- What you will do -
Below are entries; repeat exactly, and nothing else, the lines from the one holding "Write a Python" through the one holding "comprimento = [1.34, 3.31, 4.62, 4.38, 3.81, 3.61]", inclusive. Leave the pictures out.

Data listing:
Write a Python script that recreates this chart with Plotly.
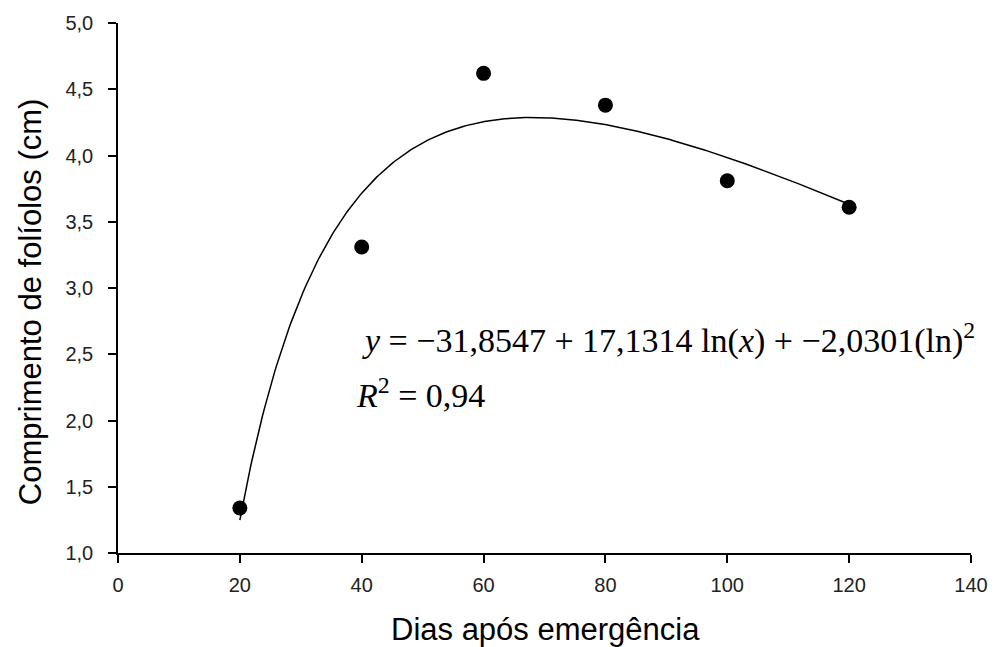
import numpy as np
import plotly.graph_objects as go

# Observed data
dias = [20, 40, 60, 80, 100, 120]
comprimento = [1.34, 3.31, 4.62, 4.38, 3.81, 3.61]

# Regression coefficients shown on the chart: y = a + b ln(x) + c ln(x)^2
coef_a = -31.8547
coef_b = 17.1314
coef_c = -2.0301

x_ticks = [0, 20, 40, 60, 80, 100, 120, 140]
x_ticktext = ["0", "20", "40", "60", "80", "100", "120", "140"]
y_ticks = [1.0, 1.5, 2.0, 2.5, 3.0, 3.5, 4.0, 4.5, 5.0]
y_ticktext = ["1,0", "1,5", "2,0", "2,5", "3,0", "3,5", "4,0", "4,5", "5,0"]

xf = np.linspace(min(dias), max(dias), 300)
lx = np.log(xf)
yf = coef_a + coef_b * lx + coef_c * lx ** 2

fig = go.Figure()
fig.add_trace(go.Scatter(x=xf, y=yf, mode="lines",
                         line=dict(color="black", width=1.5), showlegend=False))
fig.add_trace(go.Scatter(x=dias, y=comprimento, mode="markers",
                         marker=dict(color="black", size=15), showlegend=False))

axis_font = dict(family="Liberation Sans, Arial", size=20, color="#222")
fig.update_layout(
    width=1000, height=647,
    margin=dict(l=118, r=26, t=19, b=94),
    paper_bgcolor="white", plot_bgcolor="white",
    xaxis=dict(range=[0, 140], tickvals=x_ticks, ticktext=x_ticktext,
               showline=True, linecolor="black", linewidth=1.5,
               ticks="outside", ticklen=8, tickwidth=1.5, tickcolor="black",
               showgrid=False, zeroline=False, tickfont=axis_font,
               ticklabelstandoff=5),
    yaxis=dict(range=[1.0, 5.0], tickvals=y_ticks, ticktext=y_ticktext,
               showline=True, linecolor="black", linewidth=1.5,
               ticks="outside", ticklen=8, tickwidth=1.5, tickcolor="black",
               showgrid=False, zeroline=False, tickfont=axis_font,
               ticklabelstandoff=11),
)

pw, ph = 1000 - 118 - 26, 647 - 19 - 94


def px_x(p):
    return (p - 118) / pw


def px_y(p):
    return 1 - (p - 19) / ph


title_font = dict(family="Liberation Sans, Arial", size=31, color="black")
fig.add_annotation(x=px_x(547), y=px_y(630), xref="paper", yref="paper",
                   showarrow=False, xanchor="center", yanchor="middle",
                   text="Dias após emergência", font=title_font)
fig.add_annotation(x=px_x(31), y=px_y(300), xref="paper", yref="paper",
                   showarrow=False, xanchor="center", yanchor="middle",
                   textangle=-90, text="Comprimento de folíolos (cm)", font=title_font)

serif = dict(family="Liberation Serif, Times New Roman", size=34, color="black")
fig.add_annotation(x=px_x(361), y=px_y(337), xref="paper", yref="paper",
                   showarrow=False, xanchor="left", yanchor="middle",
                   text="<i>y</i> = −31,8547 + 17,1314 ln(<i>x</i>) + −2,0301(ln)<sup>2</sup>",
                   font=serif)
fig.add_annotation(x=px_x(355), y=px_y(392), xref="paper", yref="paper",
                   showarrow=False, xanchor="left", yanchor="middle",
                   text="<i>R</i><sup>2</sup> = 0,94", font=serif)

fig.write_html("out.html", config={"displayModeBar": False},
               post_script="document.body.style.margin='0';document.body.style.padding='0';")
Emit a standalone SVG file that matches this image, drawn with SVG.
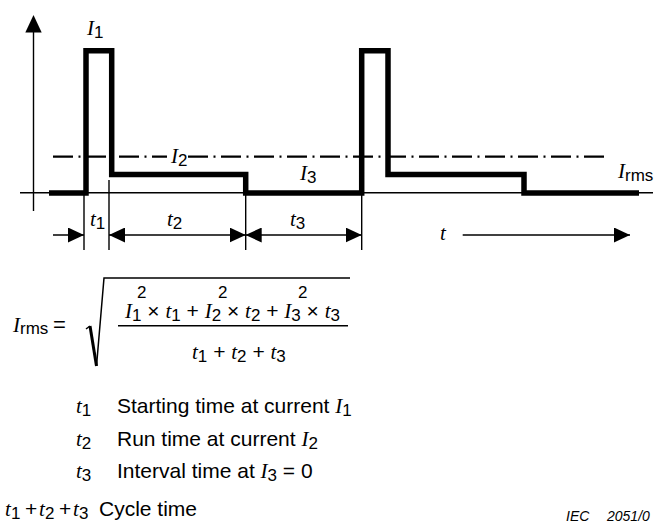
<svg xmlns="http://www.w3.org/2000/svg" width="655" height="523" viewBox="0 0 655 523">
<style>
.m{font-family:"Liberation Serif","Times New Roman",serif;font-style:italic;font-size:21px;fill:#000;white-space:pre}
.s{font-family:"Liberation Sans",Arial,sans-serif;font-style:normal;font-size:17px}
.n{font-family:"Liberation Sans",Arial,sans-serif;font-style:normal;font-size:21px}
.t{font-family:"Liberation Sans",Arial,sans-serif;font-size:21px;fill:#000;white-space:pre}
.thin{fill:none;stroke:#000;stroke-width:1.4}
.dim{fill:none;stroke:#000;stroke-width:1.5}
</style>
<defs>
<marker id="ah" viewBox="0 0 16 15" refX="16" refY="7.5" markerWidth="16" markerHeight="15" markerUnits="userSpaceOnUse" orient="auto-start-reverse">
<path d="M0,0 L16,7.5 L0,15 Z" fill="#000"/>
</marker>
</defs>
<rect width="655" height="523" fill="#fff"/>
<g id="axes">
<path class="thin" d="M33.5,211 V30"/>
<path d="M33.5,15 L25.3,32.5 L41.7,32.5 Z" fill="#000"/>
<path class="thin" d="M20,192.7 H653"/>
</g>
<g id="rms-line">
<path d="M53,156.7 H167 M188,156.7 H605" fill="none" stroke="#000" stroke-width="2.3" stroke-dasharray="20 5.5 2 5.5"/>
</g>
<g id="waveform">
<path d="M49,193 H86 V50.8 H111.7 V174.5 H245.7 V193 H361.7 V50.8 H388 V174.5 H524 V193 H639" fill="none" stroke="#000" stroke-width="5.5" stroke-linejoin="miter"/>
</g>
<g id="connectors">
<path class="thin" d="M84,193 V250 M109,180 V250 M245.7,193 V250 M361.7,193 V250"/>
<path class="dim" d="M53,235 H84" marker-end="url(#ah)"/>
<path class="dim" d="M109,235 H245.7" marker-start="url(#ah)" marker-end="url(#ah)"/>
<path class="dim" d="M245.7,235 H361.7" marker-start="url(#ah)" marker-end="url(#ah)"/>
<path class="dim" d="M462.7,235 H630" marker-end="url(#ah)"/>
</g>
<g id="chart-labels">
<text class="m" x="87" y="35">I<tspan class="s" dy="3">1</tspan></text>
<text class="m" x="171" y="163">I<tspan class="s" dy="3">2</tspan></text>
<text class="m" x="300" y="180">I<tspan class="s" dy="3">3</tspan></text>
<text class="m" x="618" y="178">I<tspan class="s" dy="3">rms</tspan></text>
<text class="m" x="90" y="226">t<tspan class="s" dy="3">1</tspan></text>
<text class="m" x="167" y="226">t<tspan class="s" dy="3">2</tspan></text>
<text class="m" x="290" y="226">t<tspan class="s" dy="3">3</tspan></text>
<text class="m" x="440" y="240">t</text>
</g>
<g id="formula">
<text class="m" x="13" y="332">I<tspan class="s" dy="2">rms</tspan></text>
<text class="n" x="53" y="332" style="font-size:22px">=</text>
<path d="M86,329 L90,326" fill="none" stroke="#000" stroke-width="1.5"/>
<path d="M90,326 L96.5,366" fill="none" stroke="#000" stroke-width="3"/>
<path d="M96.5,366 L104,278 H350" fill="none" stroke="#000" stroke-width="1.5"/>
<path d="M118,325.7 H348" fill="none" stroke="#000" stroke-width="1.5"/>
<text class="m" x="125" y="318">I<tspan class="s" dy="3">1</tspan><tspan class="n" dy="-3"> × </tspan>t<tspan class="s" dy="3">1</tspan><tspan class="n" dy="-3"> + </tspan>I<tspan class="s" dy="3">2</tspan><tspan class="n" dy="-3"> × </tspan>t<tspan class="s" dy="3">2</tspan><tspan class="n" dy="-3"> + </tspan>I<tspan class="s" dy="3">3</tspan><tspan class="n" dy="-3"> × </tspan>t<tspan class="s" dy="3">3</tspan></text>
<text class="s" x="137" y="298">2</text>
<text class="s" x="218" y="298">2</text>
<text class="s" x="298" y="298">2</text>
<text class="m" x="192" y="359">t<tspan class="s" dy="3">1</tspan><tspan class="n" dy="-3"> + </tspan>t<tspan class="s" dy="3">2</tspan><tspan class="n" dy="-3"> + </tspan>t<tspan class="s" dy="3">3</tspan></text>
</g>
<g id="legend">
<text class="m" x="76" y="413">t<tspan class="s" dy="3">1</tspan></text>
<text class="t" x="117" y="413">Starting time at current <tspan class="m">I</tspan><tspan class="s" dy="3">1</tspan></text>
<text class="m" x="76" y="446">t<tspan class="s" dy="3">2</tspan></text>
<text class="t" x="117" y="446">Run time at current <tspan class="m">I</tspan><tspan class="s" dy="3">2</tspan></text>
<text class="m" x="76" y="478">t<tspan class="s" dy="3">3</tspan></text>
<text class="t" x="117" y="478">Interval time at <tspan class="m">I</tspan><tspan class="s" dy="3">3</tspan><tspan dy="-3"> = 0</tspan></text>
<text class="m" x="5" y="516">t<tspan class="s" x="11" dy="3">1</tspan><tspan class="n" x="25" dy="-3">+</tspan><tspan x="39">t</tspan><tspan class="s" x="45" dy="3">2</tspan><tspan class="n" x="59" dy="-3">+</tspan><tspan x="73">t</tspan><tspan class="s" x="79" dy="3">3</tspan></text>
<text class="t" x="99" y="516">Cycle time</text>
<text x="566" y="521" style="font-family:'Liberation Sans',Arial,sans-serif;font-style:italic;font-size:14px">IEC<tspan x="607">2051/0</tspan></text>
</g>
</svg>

==

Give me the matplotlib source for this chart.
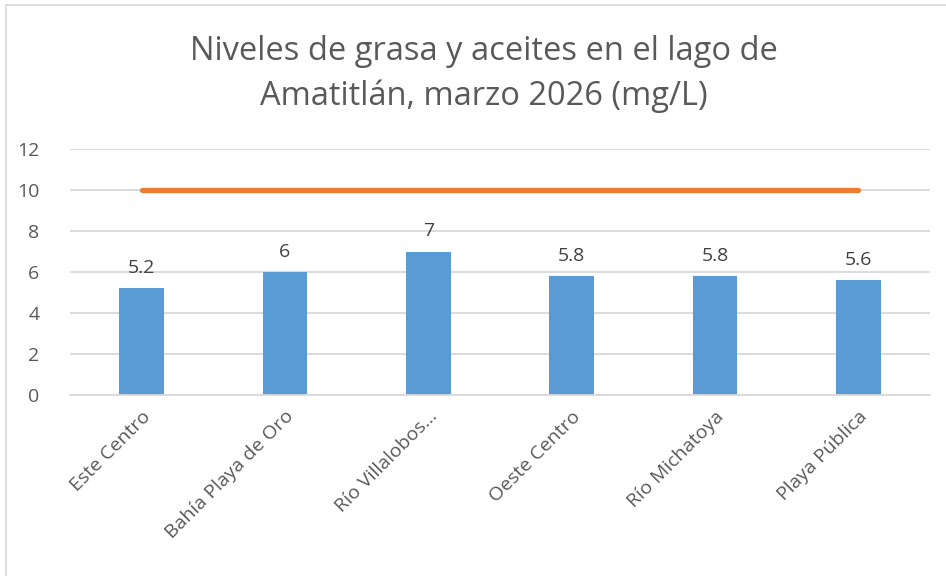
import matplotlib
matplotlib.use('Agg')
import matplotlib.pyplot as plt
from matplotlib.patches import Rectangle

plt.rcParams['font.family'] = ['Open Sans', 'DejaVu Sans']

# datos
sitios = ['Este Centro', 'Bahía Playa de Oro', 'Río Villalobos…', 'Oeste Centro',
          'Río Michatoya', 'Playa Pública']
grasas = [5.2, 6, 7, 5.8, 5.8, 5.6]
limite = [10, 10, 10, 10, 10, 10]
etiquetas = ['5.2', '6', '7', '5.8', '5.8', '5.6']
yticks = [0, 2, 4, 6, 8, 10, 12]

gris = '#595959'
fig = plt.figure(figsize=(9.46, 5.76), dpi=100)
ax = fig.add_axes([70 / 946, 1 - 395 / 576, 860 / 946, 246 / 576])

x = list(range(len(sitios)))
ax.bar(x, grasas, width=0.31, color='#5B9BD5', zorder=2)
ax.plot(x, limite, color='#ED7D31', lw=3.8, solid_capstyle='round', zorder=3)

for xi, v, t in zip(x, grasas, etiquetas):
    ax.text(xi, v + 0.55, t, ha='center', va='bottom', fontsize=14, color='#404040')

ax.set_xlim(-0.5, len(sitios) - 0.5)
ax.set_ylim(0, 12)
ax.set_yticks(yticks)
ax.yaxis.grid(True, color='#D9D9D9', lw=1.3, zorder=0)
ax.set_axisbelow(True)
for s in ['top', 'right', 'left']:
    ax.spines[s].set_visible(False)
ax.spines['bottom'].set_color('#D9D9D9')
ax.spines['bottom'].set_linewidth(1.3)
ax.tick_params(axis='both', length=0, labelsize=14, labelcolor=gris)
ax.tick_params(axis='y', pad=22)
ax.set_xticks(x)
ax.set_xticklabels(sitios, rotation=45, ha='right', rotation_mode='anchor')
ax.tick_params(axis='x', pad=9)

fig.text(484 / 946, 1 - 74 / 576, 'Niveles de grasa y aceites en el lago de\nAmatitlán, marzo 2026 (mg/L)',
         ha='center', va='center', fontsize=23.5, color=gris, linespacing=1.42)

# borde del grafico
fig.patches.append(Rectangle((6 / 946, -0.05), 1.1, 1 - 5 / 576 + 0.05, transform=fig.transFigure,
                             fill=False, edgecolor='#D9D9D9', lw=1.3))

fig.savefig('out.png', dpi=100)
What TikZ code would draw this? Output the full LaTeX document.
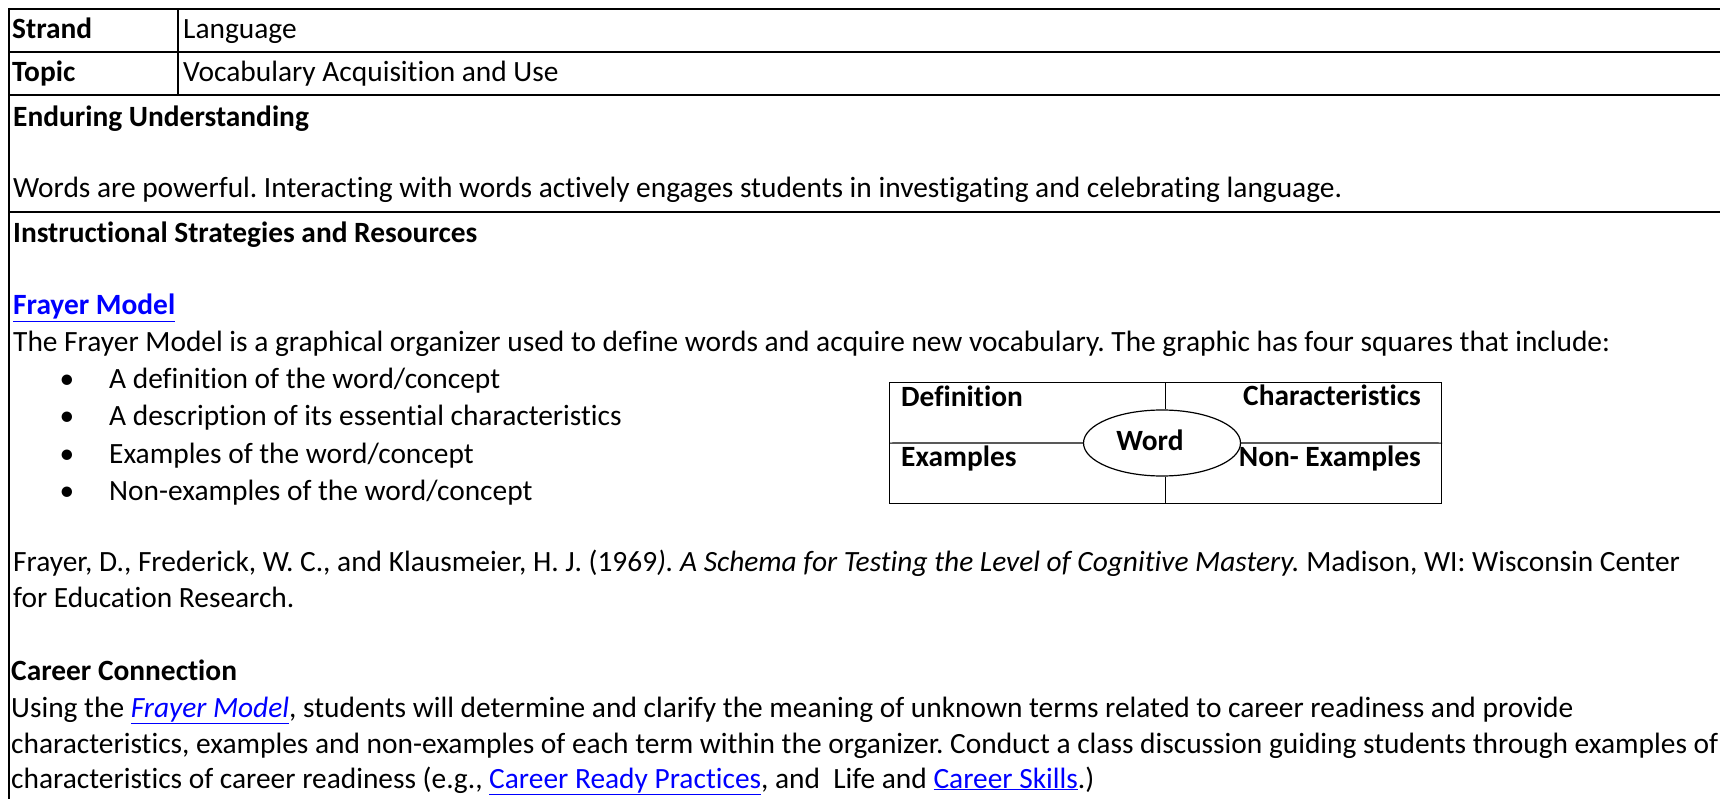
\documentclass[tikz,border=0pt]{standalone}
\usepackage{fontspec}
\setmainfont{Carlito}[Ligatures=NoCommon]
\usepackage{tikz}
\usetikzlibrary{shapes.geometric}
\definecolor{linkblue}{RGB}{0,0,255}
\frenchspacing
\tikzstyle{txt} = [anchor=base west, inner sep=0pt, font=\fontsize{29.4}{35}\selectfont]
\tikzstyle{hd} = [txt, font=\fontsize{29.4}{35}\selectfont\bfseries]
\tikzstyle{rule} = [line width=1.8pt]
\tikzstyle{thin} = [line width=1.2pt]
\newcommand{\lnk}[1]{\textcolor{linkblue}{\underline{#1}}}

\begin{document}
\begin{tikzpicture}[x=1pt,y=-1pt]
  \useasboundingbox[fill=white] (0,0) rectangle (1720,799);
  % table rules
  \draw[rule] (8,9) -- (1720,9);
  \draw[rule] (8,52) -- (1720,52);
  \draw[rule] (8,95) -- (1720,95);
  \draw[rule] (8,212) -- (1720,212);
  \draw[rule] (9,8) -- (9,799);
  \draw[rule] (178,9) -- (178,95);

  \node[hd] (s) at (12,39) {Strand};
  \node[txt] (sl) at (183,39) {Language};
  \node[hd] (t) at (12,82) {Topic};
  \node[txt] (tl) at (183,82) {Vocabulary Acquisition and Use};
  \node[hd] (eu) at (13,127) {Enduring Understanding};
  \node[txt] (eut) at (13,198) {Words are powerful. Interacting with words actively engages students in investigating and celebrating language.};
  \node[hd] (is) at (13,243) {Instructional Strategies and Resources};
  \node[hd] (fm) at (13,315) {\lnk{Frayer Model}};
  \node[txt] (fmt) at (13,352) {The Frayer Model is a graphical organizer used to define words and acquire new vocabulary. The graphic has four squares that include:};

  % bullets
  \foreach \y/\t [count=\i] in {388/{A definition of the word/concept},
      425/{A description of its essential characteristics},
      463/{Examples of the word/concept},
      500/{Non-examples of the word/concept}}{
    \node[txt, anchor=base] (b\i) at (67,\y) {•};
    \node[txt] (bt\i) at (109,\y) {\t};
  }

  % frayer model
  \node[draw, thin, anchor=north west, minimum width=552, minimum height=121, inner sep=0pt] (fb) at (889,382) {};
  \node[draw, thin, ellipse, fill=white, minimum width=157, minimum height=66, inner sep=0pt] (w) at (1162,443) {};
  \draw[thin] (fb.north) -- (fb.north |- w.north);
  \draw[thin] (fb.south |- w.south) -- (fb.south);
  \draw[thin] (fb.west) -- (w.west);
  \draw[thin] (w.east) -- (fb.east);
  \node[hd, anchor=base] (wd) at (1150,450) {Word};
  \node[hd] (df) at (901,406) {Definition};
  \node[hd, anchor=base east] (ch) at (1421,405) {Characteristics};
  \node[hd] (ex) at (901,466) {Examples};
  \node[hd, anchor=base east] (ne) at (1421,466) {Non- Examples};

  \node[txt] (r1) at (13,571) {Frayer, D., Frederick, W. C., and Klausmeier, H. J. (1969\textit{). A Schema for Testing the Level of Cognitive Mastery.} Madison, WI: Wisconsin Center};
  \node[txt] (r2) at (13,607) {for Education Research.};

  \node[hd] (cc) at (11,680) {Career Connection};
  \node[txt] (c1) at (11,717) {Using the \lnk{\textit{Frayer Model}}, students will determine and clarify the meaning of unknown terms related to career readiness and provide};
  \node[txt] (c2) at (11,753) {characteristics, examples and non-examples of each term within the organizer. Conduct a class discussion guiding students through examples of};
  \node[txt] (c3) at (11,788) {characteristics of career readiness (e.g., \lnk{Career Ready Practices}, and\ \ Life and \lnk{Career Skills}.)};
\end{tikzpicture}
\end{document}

- Answer for this exercise -
Write a Python script that recreates this chart with Plotly.
import numpy as np
import plotly.graph_objects as go

# Observed data
dias = [20, 40, 60, 80, 100, 120]
comprimento = [1.34, 3.31, 4.62, 4.38, 3.81, 3.61]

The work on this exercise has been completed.